Image & Video

Ideogram 4.0 open-sources 9.3B model with precise text layout control

Open-source AI now generates posters with perfect OCR and exact color hex codes

Deep Dive

Ideogram has open-sourced Ideogram 4.0, a 9.3-billion parameter text-to-image model purpose-built for high-precision graphic design. The model scores 0.97 on X-Omni English OCR accuracy and ranks #2 overall (#1 for open-weights) on the designer preference ELO leaderboard, outperforming commercial models like FLUX 2 [dev]. Its architecture is a 34-layer single-stream Diffusion Transformer (DiT) using Qwen3-VL-8B-Instruct as text encoder, consuming hidden states from 13 intermediate layers. Key innovations include asymmetric CFG (unconditional pass drops text tokens for faster sampling) and native resolution flexibility—one set of weights handles ultra-wide banners to phone wallpapers without extra LoRAs. The model was trained exclusively on structured JSON captions, allowing conditioning with exact hex color codes, bounding-box coordinates, and multi-line multi-font text elements.
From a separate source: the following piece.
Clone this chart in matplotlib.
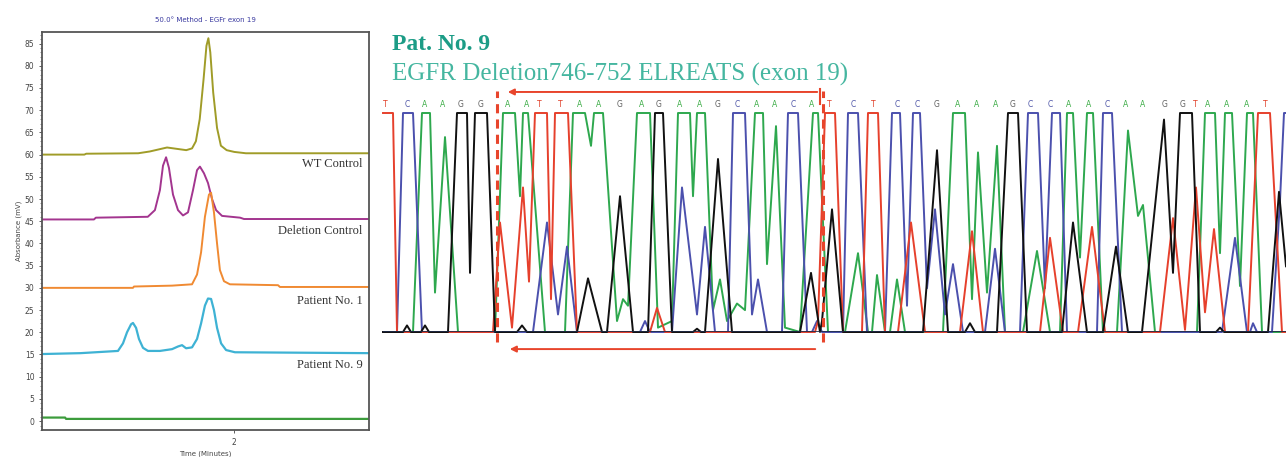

For professionals, this means local generation of posters, advertisements, and UI mockups with perfectly readable text—a persistent weakness of earlier open models. The repository includes fp8 and nf4 checkpoints; the nf4 variant runs on a single 24 GB GPU. Native ComfyUI support, a prompting guide, and sampler presets are available. By open-sourcing a model that beats closed-weight competitors in text rendering, Ideogram democratizes design AI for independent creators, agencies, and developers who need privacy, no API costs, and complete control over layout.

Key Points
  • 9.3B parameter DiT with Qwen3-VL-8B text encoder achieves 0.97 OCR accuracy and #1 open-weight designer ELO.
  • nf4 quantization enables inference on a single 24 GB GPU, with native ComfyUI support.
  • Structured JSON prompting allows exact hex color codes, bounding box layouts, and multi-line text generation.

Why It Matters

Graphic designers can now create print-ready posters locally with perfect text rendering and no API fees.